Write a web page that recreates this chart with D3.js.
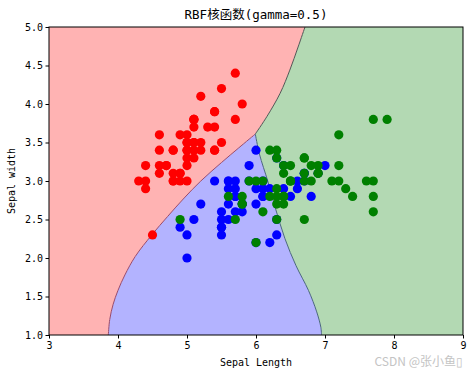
<!DOCTYPE html>
<html>
<head>
<meta charset="utf-8">
<script src="https://cdn.jsdelivr.net/npm/d3@7"></script>
<style>
  body { margin: 0; background: #fff; }
  svg text { font-family: "DejaVu Sans Mono", "Noto Sans CJK SC", monospace; }
</style>
</head>
<body>
<script>
// iris sepal length / width per class
const setosaX = [5.1,4.9,4.7,4.6,5.0,5.4,4.6,5.0,4.4,4.9,5.4,4.8,4.8,4.3,5.8,5.7,5.4,5.1,5.7,5.1,5.4,5.1,4.6,5.1,4.8,5.0,5.0,5.2,5.2,4.7,4.8,5.4,5.2,5.5,4.9,5.0,5.5,4.9,4.4,5.1,5.0,4.5,4.4,5.0,5.1,4.8,5.1,4.6,5.3,5.0];
const setosaY = [3.5,3.0,3.2,3.1,3.6,3.9,3.4,3.4,2.9,3.1,3.7,3.4,3.0,3.0,4.0,4.4,3.9,3.5,3.8,3.8,3.4,3.7,3.6,3.3,3.4,3.0,3.4,3.5,3.4,3.2,3.1,3.4,4.1,4.2,3.1,3.2,3.5,3.6,3.0,3.4,3.5,2.3,3.2,3.5,3.8,3.0,3.8,3.2,3.7,3.3];
const versiX = [7.0,6.4,6.9,5.5,6.5,5.7,6.3,4.9,6.6,5.2,5.0,5.9,6.0,6.1,5.6,6.7,5.6,5.8,6.2,5.6,5.9,6.1,6.3,6.1,6.4,6.6,6.8,6.7,6.0,5.7,5.5,5.5,5.8,6.0,5.4,6.0,6.7,6.3,5.6,5.5,5.5,6.1,5.8,5.0,5.6,5.7,5.7,6.2,5.1,5.7];
const versiY = [3.2,3.2,3.1,2.3,2.8,2.8,3.3,2.4,2.9,2.7,2.0,3.0,2.2,2.9,2.9,3.1,3.0,2.7,2.2,2.5,3.2,2.8,2.5,2.8,2.9,3.0,2.8,3.0,2.9,2.6,2.4,2.4,2.7,2.7,3.0,3.4,3.1,2.3,3.0,2.5,2.6,3.0,2.6,2.3,2.7,3.0,2.9,2.9,2.5,2.8];
const virgX = [6.3,5.8,7.1,6.3,6.5,7.6,4.9,7.3,6.7,7.2,6.5,6.4,6.8,5.7,5.8,6.4,6.5,7.7,7.7,6.0,6.9,5.6,7.7,6.3,6.7,7.2,6.2,6.1,6.4,7.2,7.4,7.9,6.4,6.3,6.1,7.7,6.3,6.4,6.0,6.9,6.7,6.9,5.8,6.8,6.7,6.7,6.3,6.5,6.2,5.9];
const virgY = [3.3,2.7,3.0,2.9,3.0,3.0,2.5,2.9,2.5,3.6,3.2,2.7,3.0,2.5,2.8,3.2,3.0,3.8,2.6,2.2,3.2,2.8,2.8,2.7,3.3,3.2,2.8,3.0,2.8,3.0,2.8,3.8,2.8,2.8,2.6,3.0,3.4,3.1,3.0,3.1,3.1,3.1,2.7,3.2,3.3,3.0,2.5,3.0,3.4,3.0];

// decision boundaries, [sepal length, sepal width]
const redBlueEdge = [[3.86,1.0],[3.88,1.2],[3.93,1.4],[4.0,1.58],[4.1,1.78],[4.25,2.02],[4.49,2.30],[4.72,2.54],[4.96,2.78],[5.2,3.0],[5.5,3.24],[5.75,3.43],[5.99,3.61]];
const redGreenEdge = [[5.99,3.61],[6.16,3.84],[6.35,4.14],[6.49,4.44],[6.61,4.74],[6.71,5.0]];
const blueGreenEdge = [[5.99,3.61],[6.05,3.35],[6.17,3.0],[6.28,2.65],[6.42,2.25],[6.58,1.9],[6.76,1.58],[6.88,1.3],[6.94,1.1],[6.95,1.0]];

const xTicks = [3,4,5,6,7,8,9];
const yTicks = [1.0,1.5,2.0,2.5,3.0,3.5,4.0,4.5,5.0];

const margin = {top: 27, right: 11, bottom: 41, left: 49};
const width = 474, height = 376;

const svg = d3.select("body").append("svg")
    .attr("width", width)
    .attr("height", height);

const x = d3.scaleLinear().domain([3, 9]).range([margin.left, width - margin.right]);
const y = d3.scaleLinear().domain([1, 5]).range([height - margin.bottom, margin.top]);

const curve = d3.line().x(d => x(d[0])).y(d => y(d[1])).curve(d3.curveCatmullRom);
const straight = d3.line().x(d => x(d[0])).y(d => y(d[1]));
const rev = a => a.slice().reverse();
// join several pieces into one path, continuing instead of moving
const join = parts => parts.map((p, i) => i ? p.replace(/^M/, "L") : p).join("") + "Z";

svg.append("defs").append("clipPath").attr("id", "plot")
  .append("rect")
    .attr("x", margin.left).attr("y", margin.top)
    .attr("width", width - margin.left - margin.right)
    .attr("height", height - margin.top - margin.bottom);

const plot = svg.append("g").attr("clip-path", "url(#plot)");

// regions
plot.append("path")
    .attr("d", join([straight([[3,1],[3,5]]), curve(rev(redGreenEdge)), curve(rev(redBlueEdge))]))
    .attr("fill", "#ffb3b3");
plot.append("path")
    .attr("d", join([curve(redBlueEdge), curve(blueGreenEdge)]))
    .attr("fill", "#b3b3ff");
plot.append("path")
    .attr("d", join([straight([[9,5],[9,1]]), curve(rev(blueGreenEdge)), curve(redGreenEdge)]))
    .attr("fill", "#b3d9b3");

plot.append("path").attr("d", curve(redBlueEdge)).attr("fill", "none").attr("stroke", "#9a4a6a").attr("stroke-width", 1);
plot.append("path").attr("d", curve(redGreenEdge)).attr("fill", "none").attr("stroke", "#555").attr("stroke-width", 1);
plot.append("path").attr("d", curve(blueGreenEdge)).attr("fill", "none").attr("stroke", "#4a6680").attr("stroke-width", 1);

// points
const groups = [
  {xs: setosaX, ys: setosaY, color: "#ff0000"},
  {xs: versiX, ys: versiY, color: "#0000ff"},
  {xs: virgX, ys: virgY, color: "#008000"}
];
groups.forEach(g => {
  svg.append("g").selectAll("circle")
    .data(g.xs.map((v, i) => [v, g.ys[i]]))
    .enter().append("circle")
    .attr("cx", d => x(d[0]))
    .attr("cy", d => y(d[1]))
    .attr("r", 4.6)
    .attr("fill", g.color);
});

// frame
svg.append("rect")
    .attr("x", margin.left).attr("y", margin.top)
    .attr("width", width - margin.left - margin.right)
    .attr("height", height - margin.top - margin.bottom)
    .attr("fill", "none").attr("stroke", "#000").attr("stroke-width", 1);

const xAxis = svg.append("g")
    .attr("transform", "translate(0," + (height - margin.bottom) + ")")
    .call(d3.axisBottom(x).tickValues(xTicks).tickFormat(d3.format("d")).tickSizeOuter(0).tickSize(3.5));
const yAxis = svg.append("g")
    .attr("transform", "translate(" + margin.left + ",0)")
    .call(d3.axisLeft(y).tickValues(yTicks).tickFormat(d3.format(".1f")).tickSizeOuter(0).tickSize(3.5));
[xAxis, yAxis].forEach(a => {
  a.select(".domain").remove();
  a.selectAll("text").attr("font-size", "10px").attr("fill", "#000")
    .attr("font-family", "'DejaVu Sans Mono', monospace");
});
xAxis.selectAll("text").attr("dy", "0.75em").attr("y", 6);
yAxis.selectAll("text").attr("x", -6);

// labels
svg.append("text")
    .attr("x", (margin.left + width - margin.right) / 2).attr("y", 19)
    .attr("text-anchor", "middle").attr("font-size", "12.5px")
    .text("RBF核函数(gamma=0.5)");
svg.append("text")
    .attr("x", (margin.left + width - margin.right) / 2).attr("y", 366)
    .attr("text-anchor", "middle").attr("font-size", "10px")
    .text("Sepal Length");
svg.append("text")
    .attr("transform", "translate(15," + ((margin.top + height - margin.bottom) / 2) + ") rotate(-90)")
    .attr("text-anchor", "middle").attr("font-size", "10px")
    .text("Sepal width");

svg.append("text")
    .attr("x", 463).attr("y", 366)
    .attr("text-anchor", "end").attr("font-size", "12px")
    .attr("fill", "#c4c4c4")
    .style("font-family", "'Noto Sans CJK SC', sans-serif")
    .text("CSDN @张小鱼▯");
</script>
</body>
</html>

★ ★ ★ ★ ★

What you need to do
Up to and including the line with "const yTicks = [1.0,1.5,2.0,2.5,3.0,3.5,4.0,4.5,5.0];", copy the data above from its first line. Skip pictures.

The completed task
Write a web page that recreates this chart with D3.js.
<!DOCTYPE html>
<html>
<head>
<meta charset="utf-8">
<script src="https://cdn.jsdelivr.net/npm/d3@7"></script>
<style>
  body { margin: 0; background: #fff; }
  svg text { font-family: "DejaVu Sans Mono", "Noto Sans CJK SC", monospace; }
</style>
</head>
<body>
<script>
// iris sepal length / width per class
const setosaX = [5.1,4.9,4.7,4.6,5.0,5.4,4.6,5.0,4.4,4.9,5.4,4.8,4.8,4.3,5.8,5.7,5.4,5.1,5.7,5.1,5.4,5.1,4.6,5.1,4.8,5.0,5.0,5.2,5.2,4.7,4.8,5.4,5.2,5.5,4.9,5.0,5.5,4.9,4.4,5.1,5.0,4.5,4.4,5.0,5.1,4.8,5.1,4.6,5.3,5.0];
const setosaY = [3.5,3.0,3.2,3.1,3.6,3.9,3.4,3.4,2.9,3.1,3.7,3.4,3.0,3.0,4.0,4.4,3.9,3.5,3.8,3.8,3.4,3.7,3.6,3.3,3.4,3.0,3.4,3.5,3.4,3.2,3.1,3.4,4.1,4.2,3.1,3.2,3.5,3.6,3.0,3.4,3.5,2.3,3.2,3.5,3.8,3.0,3.8,3.2,3.7,3.3];
const versiX = [7.0,6.4,6.9,5.5,6.5,5.7,6.3,4.9,6.6,5.2,5.0,5.9,6.0,6.1,5.6,6.7,5.6,5.8,6.2,5.6,5.9,6.1,6.3,6.1,6.4,6.6,6.8,6.7,6.0,5.7,5.5,5.5,5.8,6.0,5.4,6.0,6.7,6.3,5.6,5.5,5.5,6.1,5.8,5.0,5.6,5.7,5.7,6.2,5.1,5.7];
const versiY = [3.2,3.2,3.1,2.3,2.8,2.8,3.3,2.4,2.9,2.7,2.0,3.0,2.2,2.9,2.9,3.1,3.0,2.7,2.2,2.5,3.2,2.8,2.5,2.8,2.9,3.0,2.8,3.0,2.9,2.6,2.4,2.4,2.7,2.7,3.0,3.4,3.1,2.3,3.0,2.5,2.6,3.0,2.6,2.3,2.7,3.0,2.9,2.9,2.5,2.8];
const virgX = [6.3,5.8,7.1,6.3,6.5,7.6,4.9,7.3,6.7,7.2,6.5,6.4,6.8,5.7,5.8,6.4,6.5,7.7,7.7,6.0,6.9,5.6,7.7,6.3,6.7,7.2,6.2,6.1,6.4,7.2,7.4,7.9,6.4,6.3,6.1,7.7,6.3,6.4,6.0,6.9,6.7,6.9,5.8,6.8,6.7,6.7,6.3,6.5,6.2,5.9];
const virgY = [3.3,2.7,3.0,2.9,3.0,3.0,2.5,2.9,2.5,3.6,3.2,2.7,3.0,2.5,2.8,3.2,3.0,3.8,2.6,2.2,3.2,2.8,2.8,2.7,3.3,3.2,2.8,3.0,2.8,3.0,2.8,3.8,2.8,2.8,2.6,3.0,3.4,3.1,3.0,3.1,3.1,3.1,2.7,3.2,3.3,3.0,2.5,3.0,3.4,3.0];

// decision boundaries, [sepal length, sepal width]
const redBlueEdge = [[3.86,1.0],[3.88,1.2],[3.93,1.4],[4.0,1.58],[4.1,1.78],[4.25,2.02],[4.49,2.30],[4.72,2.54],[4.96,2.78],[5.2,3.0],[5.5,3.24],[5.75,3.43],[5.99,3.61]];
const redGreenEdge = [[5.99,3.61],[6.16,3.84],[6.35,4.14],[6.49,4.44],[6.61,4.74],[6.71,5.0]];
const blueGreenEdge = [[5.99,3.61],[6.05,3.35],[6.17,3.0],[6.28,2.65],[6.42,2.25],[6.58,1.9],[6.76,1.58],[6.88,1.3],[6.94,1.1],[6.95,1.0]];

const xTicks = [3,4,5,6,7,8,9];
const yTicks = [1.0,1.5,2.0,2.5,3.0,3.5,4.0,4.5,5.0];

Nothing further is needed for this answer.